The first sign that opinion had changed came from the letters pages of Melbourne’s Age and the Sydney Morning Herald, both left-wing echo chambers where correspondents routinely compete to out-radical each other, and conservative voices are so rare that they deserve endangered species protection. (By way of illustration, the day after Peter Costello delivered his widely-praised budget speech earlier this year, the Herald was unable to find one single correspondent who thought that it was a good idea).
Yet on 15 June, for example, the Herald’s lead letter came from one Richard Paulin of North Ryde, who wrote, ‘Some questions for Professor Stuart White, resident anti-nuclear advocate. If nuclear power is so inefficient, why does France, which is 80 per cent nuclear, export $5 billion of electricity annually? If nuclear power waste is an insurmountable problem, why is that country not a nuclear wasteland?
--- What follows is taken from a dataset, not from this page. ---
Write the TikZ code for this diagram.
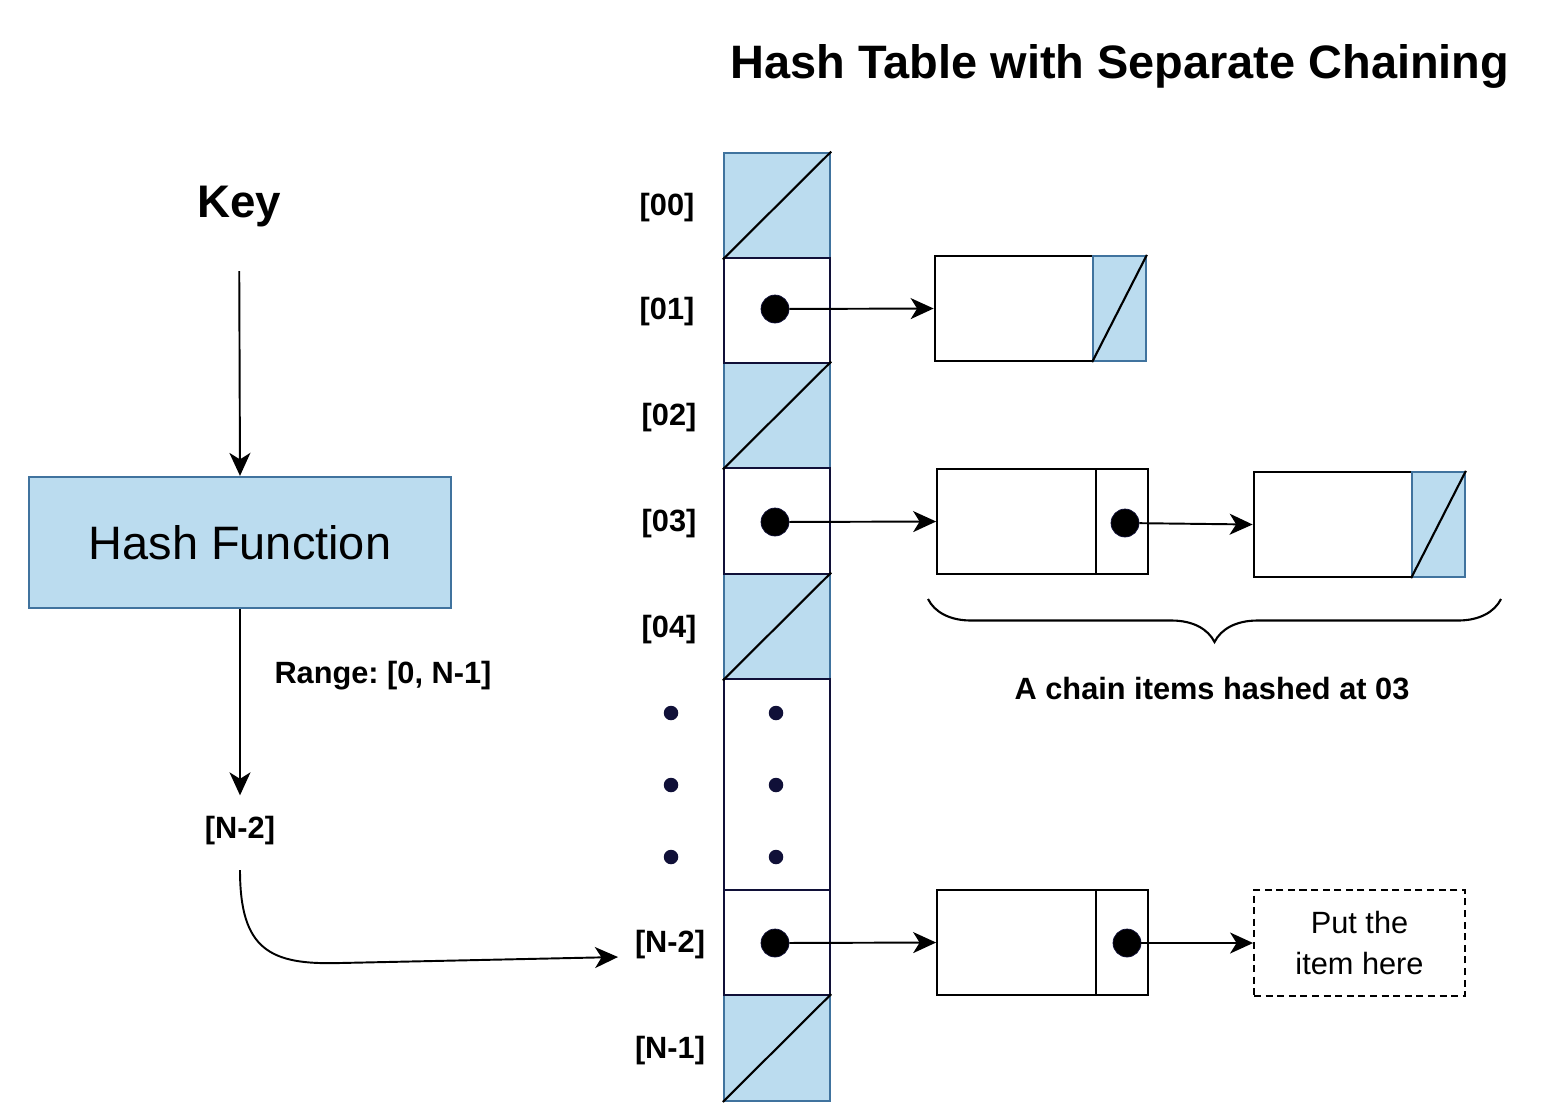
\documentclass[tikz,border=0pt]{standalone}
\usepackage{fontspec}
\setmainfont{Liberation Sans}
\frenchspacing
\usetikzlibrary{arrows.meta,positioning,decorations.pathreplacing}
\definecolor{cellblue}{RGB}{187,220,239}
\definecolor{edgeblue}{RGB}{64,115,158}
\definecolor{navy}{RGB}{16,16,56}
\tikzset{
  lbl/.style={font=\fontsize{17.5}{21}\selectfont\bfseries, inner sep=2pt},
  nilcell/.style={draw=edgeblue, fill=cellblue, line width=1.3pt, minimum width=2.12cm, minimum height=2.11cm, inner sep=0pt},
  ptrcell/.style={draw=navy, fill=white, line width=1.3pt, minimum width=2.12cm, minimum height=2.11cm, inner sep=0pt},
  datacell/.style={draw=black, fill=white, line width=1.3pt, minimum width=3.17cm, minimum height=2.1cm, inner sep=0pt},
  linkcell/.style={draw=black, fill=white, line width=1.3pt, minimum width=1.05cm, minimum height=2.1cm, inner sep=0pt},
  nilnext/.style={draw=edgeblue, fill=cellblue, line width=1.3pt, minimum width=1.05cm, minimum height=2.1cm, inner sep=0pt},
  bigdot/.style={circle, draw=navy, fill=black, minimum size=0.56cm, inner sep=0pt},
  smalldot/.style={circle, fill=navy, minimum size=0.29cm, inner sep=0pt},
  arr/.style={-{Stealth[length=0.46cm, width=0.42cm, inset=0.13cm]}, line width=1.1pt},
  slash/.style={line width=1.2pt}
}
\begin{document}
\begin{tikzpicture}[x=0.02cm, y=-0.02cm]
  \useasboundingbox (0,0) rectangle (1550,1117);
  % title
  \node[font=\fontsize{26.7}{32}\selectfont\bfseries] (ttl) at (1120,66) {Hash Table with Separate Chaining};

  % left side: key and hash function
  \node[font=\fontsize{26}{31}\selectfont\bfseries] (key) at (239,207) {Key};
  \node[draw=edgeblue, fill=cellblue, line width=1.3pt, minimum width=8.44cm, minimum height=2.62cm,
        font=\fontsize{26.7}{32}\selectfont] (hash) at (240,542.5) {Hash Function};
  \node[lbl] (lN2) at (240,831) {[N-2]};
  \node[lbl] (rng) at (383,676) {Range: [0, N-1]};
  \draw[arr, shorten <=0.75cm] (key) -- (hash.north);
  \draw[arr, shorten >=0.35cm] (hash.south) -- (lN2.north);

  % table cells
  \node[nilcell] (c00) at (777,205.5) {};
  \node[nilcell] (c02) at (777,415.5) {};
  \node[nilcell] (c04) at (777,626.5) {};
  \node[nilcell] (cN1) at (777,1048) {};
  \node[ptrcell] (c01) at (777,310.5) {};
  \node[ptrcell] (c03) at (777,521) {};
  \node[ptrcell, minimum height=4.22cm] (cdots) at (777,784.5) {};
  \node[ptrcell] (cN2) at (777,942.5) {};
  \draw[slash] (c00.south west) -- (c00.north east);
  \draw[slash] (c02.south west) -- (c02.north east);
  \draw[slash] (c04.south west) -- (c04.north east);
  \draw[slash] (cN1.south west) -- (cN1.north east);

  % index labels
  \node[lbl] (i00) at (667,208) {[00]};
  \node[lbl] (i01) at (667,312) {[01]};
  \node[lbl] (i02) at (669,418) {[02]};
  \node[lbl] (i03) at (669,524) {[03]};
  \node[lbl] (i04) at (669,630) {[04]};
  \node[lbl] (iN2) at (670,945) {[N-2]};
  \node[lbl] (iN1) at (670,1051) {[N-1]};
  \foreach \y [count=\k] in {713,785,857} {
    \node[smalldot] (el\k) at (671,\y) {};
    \node[smalldot] (er\k) at (776,\y) {};
  }

  % chain at 01
  \node[datacell] (n1) at (1014,308.5) {};
  \node[nilnext, right=-1.3pt of n1] (n1p) {};
  \draw[slash] (n1p.south west) -- (n1p.north east);

  % chain at 03
  \node[datacell] (n3a) at (1016.5,521.5) {};
  \node[linkcell, right=-1.3pt of n3a] (n3ap) {};
  \node[datacell] (n3b) at (1333,524.5) {};
  \node[nilnext, right=-1.3pt of n3b] (n3bp) {};
  \draw[slash] (n3bp.south west) -- (n3bp.north east);

  % chain at N-2
  \node[datacell] (nN) at (1016.5,942.5) {};
  \node[linkcell, right=-1.3pt of nN] (nNp) {};
  \node[draw, dash pattern=on 4pt off 2.6pt, line width=1.1pt, minimum width=4.22cm, minimum height=2.12cm,
        align=center, font=\fontsize{17.5}{23}\selectfont] (put) at (1359.5,943) {Put the\\item here};

  % pointers
  \node[bigdot] (d01) at (775,309) {};
  \node[bigdot] (d03) at (775,522) {};
  \node[bigdot] (dN2) at (775,943) {};
  \node[bigdot] (d3a) at (1125,523) {};
  \node[bigdot] (dNa) at (1127,943) {};
  \draw[arr] (d01) -- (n1.west);
  \draw[arr] (d03) -- (n3a.west);
  \draw[arr] (d3a) -- (n3b.west);
  \draw[arr] (dN2) -- (nN.west);
  \draw[arr] (dNa) -- (put.west);

  % brace under chain at 03
  \coordinate (bl) at (928,599);
  \coordinate (br) at (1501,599);
  \draw[line width=1.2pt, decorate, decoration={brace, mirror, amplitude=0.86cm}] (bl) -- (br);
  \node[lbl] (chn) at (1212,689) {A chain items hashed at 03};

  % hashed key goes to slot N-2
  \coordinate (cs) at (240,870);
  \coordinate (ce) at (618,957);
  \draw[arr] (cs) .. controls (240,950) and (270,965) .. (340,963) -- (ce);
\end{tikzpicture}
\end{document}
If nuclear power is so expensive, why does [sic] France’s steel manufacturers use electric arc furnaces, powered by electricity, rather than Australia’s coke-fired blast furnaces?
‘We need to be far more energy efficient’, Paulin continued. ‘But [Professor White] has done nothing to disprove the fact that nuclear power remains the single most efficient and sustainable energy source for the future.’
A few days earlier in the Age, columnist Terry Lane wrote that ‘Chernobyl frightens us away from nuclear power, but the Canadian province of Ontario, not unlike the state of Victoria, gets 40 per cent of its power from nuclear plants and, as far as I know, has not had a single nuclear accident…
If the likes of the letters editors at the Age and the Sydney Morning Herald are any guide, there is a real shift in sentiment in the community, towards a position that accepts that electricity is needed to run our modern, technological society and that there are trade-offs with any form of electricity generation. Australians recognize that green holy grails of endlessly-renewable power simply don’t exist, that wind farms are ugly and shred kookaburras, solar is impractical, and coal and oil are both dirty and ever-dwindling resources. Under this line of thinking, people recognize that nuclear power might not be perfect either, but that it is well worth discussing.
Indeed, the question of renewability and dependency is one which reverberates through this entire debate. While Australia’s coal resources are abundant, it is hardly a great way to generate power: even clean coal is still pretty dirty, and for all the talk about the potential danger of nuclear power, precious little is said about all those lives lost or shortened due to cancer, in mining accidents, and otherwise as a result of this form of power generation.
Petroleum, meanwhile, is a more complicated question, but there is a growing concern (see Clare Swinney’s feature story, ‘The Good Oil’, on p. 52 of this issue) that mankind may be a few decades away from having seriously depleted the planet’s easily-accessible crude supplies. And while that may seem like a long way away, building infrastructure to cope with a changing energy use profile takes.